Records from a data source:
........

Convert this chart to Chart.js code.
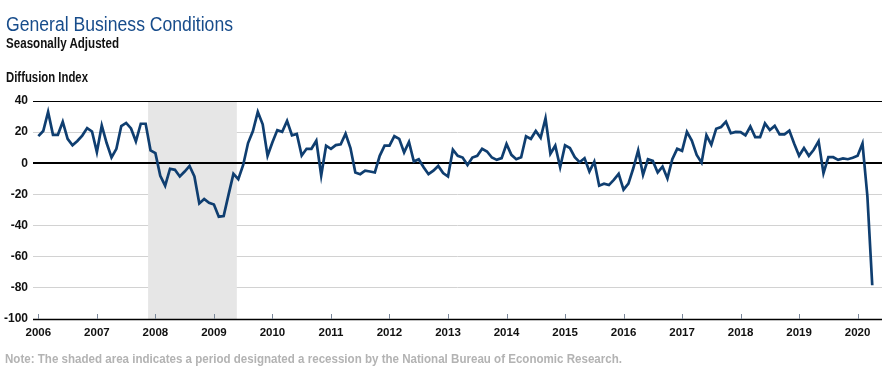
<!DOCTYPE html>
<html><head><meta charset="utf-8">
<script src="https://cdn.jsdelivr.net/npm/chart.js@4.4.1/dist/chart.umd.min.js"></script>
<style>
html,body{margin:0;padding:0;background:#fff;width:896px;height:379px;overflow:hidden;}
#wrap{position:relative;width:896px;height:379px;}
canvas{position:absolute;left:0;top:0;}
.t{position:absolute;left:6px;white-space:nowrap;line-height:1;transform-origin:0 50%;font-family:"Liberation Sans",Arial,sans-serif;}
#title{top:15px;font-size:19.5px;color:#174c8b;}
#sub{top:36px;font-size:14px;font-weight:bold;color:#111;}
#unit{top:70px;font-size:14px;font-weight:bold;color:#111;}
#note{top:352px;left:5px;font-size:13.5px;font-weight:bold;color:#b3b3b3;}
</style></head>
<body><div id="wrap">
<canvas id="c" width="896" height="379"></canvas>
<div class="t" id="title" data-w="227">General Business Conditions</div>
<div class="t" id="sub" data-w="113">Seasonally Adjusted</div>
<div class="t" id="unit" data-w="82">Diffusion Index</div>
<div class="t" id="note" data-w="617">Note: The shaded area indicates a period designated a recession by the National Bureau of Economic Research.</div>
</div>
<script>
// Monthly values, Jan 2006 – Apr 2020
const v2006 = [17.4, 20.7, 33.0, 18.3, 18.3, 26.7, 15.7, 11.5, 14.3, 17.8, 22.6, 20.4];
const v2007 = [7.2, 24.3, 13.0, 3.7, 9.3, 23.9, 25.9, 22.4, 14.1, 25.4, 25.4, 8.3];
const v2008 = [6.5, -8.0, -14.4, -3.5, -4.2, -8.5, -5.3, -1.7, -8.5, -25.8, -22.9, -25.4];
const v2009 = [-26.5, -34.3, -33.9, -20.1, -6.8, -10.2, -1.1, 13.0, 20.7, 33.0, 25.0, 4.8];
const v2010 = [13.5, 21.3, 20.2, 27.2, 18.0, 18.9, 5.0, 9.3, 9.3, 14.5, -7.8, 11.3];
const v2011 = [9.3, 11.7, 12.2, 19.0, 9.8, -5.9, -7.0, -4.7, -5.3, -5.9, 4.8, 11.3];
const v2012 = [11.3, 17.4, 15.7, 7.0, 13.7, 1.1, 2.6, -2.5, -7.0, -4.7, -1.7, -6.3];
const v2013 = [-8.5, 8.7, 4.8, 3.7, -1.1, 3.7, 4.8, 9.3, 7.6, 3.7, 2.2, 3.3];
const v2014 = [12.4, 5.4, 2.6, 3.9, 17.4, 15.7, 20.7, 16.3, 28.9, 6.1, 11.3, -2.5];
const v2015 = [11.5, 9.8, 3.9, 0.7, 3.3, -5.3, 1.1, -14.4, -13.1, -14.0, -10.6, -6.8];
const v2016 = [-16.9, -13.1, -3.2, 8.3, -7.4, 2.6, 1.5, -5.9, -2.1, -9.7, 2.6, 9.3];
const v2017 = [8.0, 20.2, 14.6, 5.4, 0.4, 18.0, 12.0, 22.2, 23.3, 26.7, 19.3, 20.2];
const v2018 = [20.0, 17.9, 23.6, 16.8, 16.8, 25.6, 21.4, 24.0, 18.6, 18.6, 21.0, 12.5];
const v2019 = [4.8, 9.8, 4.8, 8.7, 14.2, -6.4, 3.9, 3.9, 2.2, 3.1, 2.6, 3.5];
const v2020 = [4.8, 12.7, -21.0, -78.3];

const yearLabels = ["2006","2007","2008","2009","2010","2011","2012","2013","2014","2015","2016","2017","2018","2019","2020"];
const yTicks = [40, 20, 0, -20, -40, -60, -80, -100];
// Recession period in months since Jan 2006 (Dec 2007 – Jun 2009)
const recessionStart = 22.5;
const recessionEnd = 40.7;

const series = [].concat(v2006, v2007, v2008, v2009, v2010, v2011, v2012, v2013, v2014, v2015, v2016, v2017, v2018, v2019, v2020);
const points = series.map((v, i) => ({x: i, y: v}));

// condense header/note text to the reference's narrow typeface widths
document.querySelectorAll('.t').forEach(el => {
  const w = el.getBoundingClientRect().width;
  const target = parseFloat(el.dataset.w);
  if (w > 0) el.style.transform = 'scaleX(' + (target / w) + ')';
});

const FONT = '"Liberation Sans",Arial,sans-serif';

const shadePlugin = {
  id: 'shade',
  beforeDatasetsDraw(chart) {
    const {ctx, chartArea: a, scales: {x, y}} = chart;
    ctx.save();
    ctx.fillStyle = '#e6e6e6';
    const x0 = x.getPixelForValue(recessionStart), x1 = x.getPixelForValue(recessionEnd);
    ctx.fillRect(x0, a.top, x1 - x0, a.bottom - a.top);
    ctx.strokeStyle = '#000';
    [[0, 2.2], [40, 1.2], [-100, 1.5]].forEach(([v, w]) => {
      const py = Math.round(y.getPixelForValue(v)) + (w < 2 ? 0.5 : 0);
      ctx.lineWidth = w;
      ctx.beginPath(); ctx.moveTo(a.left, py); ctx.lineTo(a.right, py); ctx.stroke();
    });
    ctx.strokeStyle = '#7a8799';
    ctx.lineWidth = 1;
    x.ticks.forEach(t => {
      const px = Math.round(x.getPixelForValue(t.value)) + 0.5;
      ctx.beginPath(); ctx.moveTo(px, a.bottom - 5); ctx.lineTo(px, a.bottom); ctx.stroke();
    });
    ctx.restore();
  }
};

new Chart(document.getElementById('c'), {
  type: 'line',
  data: {
    datasets: [{
      data: points,
      borderColor: '#0f3e70',
      borderWidth: 2.7,
      pointRadius: 0,
      tension: 0,
      fill: false
    }]
  },
  options: {
    responsive: false,
    animation: false,
    devicePixelRatio: 1,
    layout: {padding: {top: 101, right: 14, left: 0, bottom: 0}},
    plugins: {legend: {display: false}, tooltip: {enabled: false}},
    scales: {
      x: {
        type: 'linear',
        min: -1.1,
        max: 173,
        afterBuildTicks(scale) { scale.ticks = yearLabels.map((l, k) => ({value: k * 12})); },
        afterFit(scale) { scale.height = 60; },
        grid: {display: false, drawTicks: false},
        border: {display: false},
        ticks: {
          padding: 7,
          maxRotation: 0,
          autoSkip: false,
          color: '#111',
          font: {family: FONT, size: 11.5, weight: 'bold'},
          callback: (val) => yearLabels[Math.round(val / 12)]
        }
      },
      y: {
        min: -100,
        max: 40,
        afterBuildTicks(scale) { scale.ticks = yTicks.map(v => ({value: v})); },
        afterFit(scale) { scale.width = 33; },
        grid: {drawTicks: false, color: '#d2d2d2', lineWidth: 1},
        border: {display: false},
        ticks: {
          padding: 5,
          color: '#111',
          font: {family: FONT, size: 12, weight: 'bold'},
          callback: (v) => String(v)
        }
      }
    }
  },
  plugins: [shadePlugin]
});
</script>
</body></html>
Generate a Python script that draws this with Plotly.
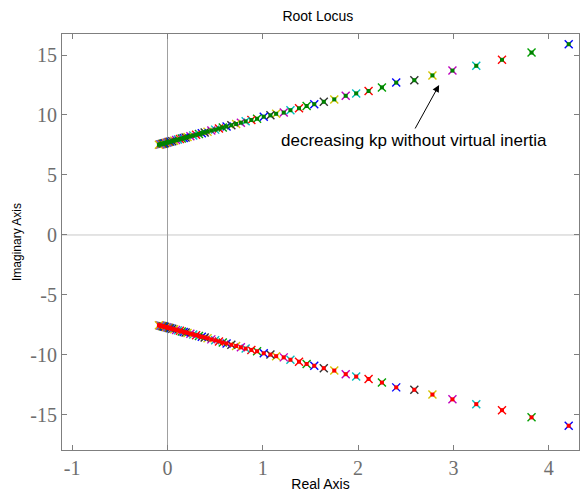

........

PROBLEM REQUIREMENTS: Omit every picture while copying the listing above exactly.

CORRECT RESULT:
Convert this chart to Chart.js code.
<!DOCTYPE html>
<html><head><meta charset="utf-8">
<script src="https://cdn.jsdelivr.net/npm/chart.js@4.4.1/dist/chart.umd.min.js"></script>
<style>
html,body{margin:0;padding:0;background:#fff;width:896px;height:379px;overflow:hidden;}
#wrap{position:relative;width:896px;height:379px;}
canvas{position:absolute;left:0;top:0;}
.t{position:absolute;left:6px;white-space:nowrap;line-height:1;transform-origin:0 50%;font-family:"Liberation Sans",Arial,sans-serif;}
#title{top:15px;font-size:19.5px;color:#174c8b;}
#sub{top:36px;font-size:14px;font-weight:bold;color:#111;}
#unit{top:70px;font-size:14px;font-weight:bold;color:#111;}
#note{top:352px;left:5px;font-size:13.5px;font-weight:bold;color:#b3b3b3;}
</style></head>
<body><div id="wrap">
<canvas id="c" width="896" height="379"></canvas>
<div class="t" id="title" data-w="227">General Business Conditions</div>
<div class="t" id="sub" data-w="113">Seasonally Adjusted</div>
<div class="t" id="unit" data-w="82">Diffusion Index</div>
<div class="t" id="note" data-w="617">Note: The shaded area indicates a period designated a recession by the National Bureau of Economic Research.</div>
</div>
<script>
// Monthly values, Jan 2006 – Apr 2020
const v2006 = [17.4, 20.7, 33.0, 18.3, 18.3, 26.7, 15.7, 11.5, 14.3, 17.8, 22.6, 20.4];
const v2007 = [7.2, 24.3, 13.0, 3.7, 9.3, 23.9, 25.9, 22.4, 14.1, 25.4, 25.4, 8.3];
const v2008 = [6.5, -8.0, -14.4, -3.5, -4.2, -8.5, -5.3, -1.7, -8.5, -25.8, -22.9, -25.4];
const v2009 = [-26.5, -34.3, -33.9, -20.1, -6.8, -10.2, -1.1, 13.0, 20.7, 33.0, 25.0, 4.8];
const v2010 = [13.5, 21.3, 20.2, 27.2, 18.0, 18.9, 5.0, 9.3, 9.3, 14.5, -7.8, 11.3];
const v2011 = [9.3, 11.7, 12.2, 19.0, 9.8, -5.9, -7.0, -4.7, -5.3, -5.9, 4.8, 11.3];
const v2012 = [11.3, 17.4, 15.7, 7.0, 13.7, 1.1, 2.6, -2.5, -7.0, -4.7, -1.7, -6.3];
const v2013 = [-8.5, 8.7, 4.8, 3.7, -1.1, 3.7, 4.8, 9.3, 7.6, 3.7, 2.2, 3.3];
const v2014 = [12.4, 5.4, 2.6, 3.9, 17.4, 15.7, 20.7, 16.3, 28.9, 6.1, 11.3, -2.5];
const v2015 = [11.5, 9.8, 3.9, 0.7, 3.3, -5.3, 1.1, -14.4, -13.1, -14.0, -10.6, -6.8];
const v2016 = [-16.9, -13.1, -3.2, 8.3, -7.4, 2.6, 1.5, -5.9, -2.1, -9.7, 2.6, 9.3];
const v2017 = [8.0, 20.2, 14.6, 5.4, 0.4, 18.0, 12.0, 22.2, 23.3, 26.7, 19.3, 20.2];
const v2018 = [20.0, 17.9, 23.6, 16.8, 16.8, 25.6, 21.4, 24.0, 18.6, 18.6, 21.0, 12.5];
const v2019 = [4.8, 9.8, 4.8, 8.7, 14.2, -6.4, 3.9, 3.9, 2.2, 3.1, 2.6, 3.5];
const v2020 = [4.8, 12.7, -21.0, -78.3];

const yearLabels = ["2006","2007","2008","2009","2010","2011","2012","2013","2014","2015","2016","2017","2018","2019","2020"];
const yTicks = [40, 20, 0, -20, -40, -60, -80, -100];
// Recession period in months since Jan 2006 (Dec 2007 – Jun 2009)
const recessionStart = 22.5;
const recessionEnd = 40.7;

const series = [].concat(v2006, v2007, v2008, v2009, v2010, v2011, v2012, v2013, v2014, v2015, v2016, v2017, v2018, v2019, v2020);
const points = series.map((v, i) => ({x: i, y: v}));

// condense header/note text to the reference's narrow typeface widths
document.querySelectorAll('.t').forEach(el => {
  const w = el.getBoundingClientRect().width;
  const target = parseFloat(el.dataset.w);
  if (w > 0) el.style.transform = 'scaleX(' + (target / w) + ')';
});

const FONT = '"Liberation Sans",Arial,sans-serif';

const shadePlugin = {
  id: 'shade',
  beforeDatasetsDraw(chart) {
    const {ctx, chartArea: a, scales: {x, y}} = chart;
    ctx.save();
    ctx.fillStyle = '#e6e6e6';
    const x0 = x.getPixelForValue(recessionStart), x1 = x.getPixelForValue(recessionEnd);
    ctx.fillRect(x0, a.top, x1 - x0, a.bottom - a.top);
    ctx.strokeStyle = '#000';
    [[0, 2.2], [40, 1.2], [-100, 1.5]].forEach(([v, w]) => {
      const py = Math.round(y.getPixelForValue(v)) + (w < 2 ? 0.5 : 0);
      ctx.lineWidth = w;
      ctx.beginPath(); ctx.moveTo(a.left, py); ctx.lineTo(a.right, py); ctx.stroke();
    });
    ctx.strokeStyle = '#7a8799';
    ctx.lineWidth = 1;
    x.ticks.forEach(t => {
      const px = Math.round(x.getPixelForValue(t.value)) + 0.5;
      ctx.beginPath(); ctx.moveTo(px, a.bottom - 5); ctx.lineTo(px, a.bottom); ctx.stroke();
    });
    ctx.restore();
  }
};

new Chart(document.getElementById('c'), {
  type: 'line',
  data: {
    datasets: [{
      data: points,
      borderColor: '#0f3e70',
      borderWidth: 2.7,
      pointRadius: 0,
      tension: 0,
      fill: false
    }]
  },
  options: {
    responsive: false,
    animation: false,
    devicePixelRatio: 1,
    layout: {padding: {top: 101, right: 14, left: 0, bottom: 0}},
    plugins: {legend: {display: false}, tooltip: {enabled: false}},
    scales: {
      x: {
        type: 'linear',
        min: -1.1,
        max: 173,
        afterBuildTicks(scale) { scale.ticks = yearLabels.map((l, k) => ({value: k * 12})); },
        afterFit(scale) { scale.height = 60; },
        grid: {display: false, drawTicks: false},
        border: {display: false},
        ticks: {
          padding: 7,
          maxRotation: 0,
          autoSkip: false,
          color: '#111',
          font: {family: FONT, size: 11.5, weight: 'bold'},
          callback: (val) => yearLabels[Math.round(val / 12)]
        }
      },
      y: {
        min: -100,
        max: 40,
        afterBuildTicks(scale) { scale.ticks = yTicks.map(v => ({value: v})); },
        afterFit(scale) { scale.width = 33; },
        grid: {drawTicks: false, color: '#d2d2d2', lineWidth: 1},
        border: {display: false},
        ticks: {
          padding: 5,
          color: '#111',
          font: {family: FONT, size: 12, weight: 'bold'},
          callback: (v) => String(v)
        }
      }
    }
  },
  plugins: [shadePlugin]
});
</script>
</body></html>
Generate a Python script that draws this with Plotly.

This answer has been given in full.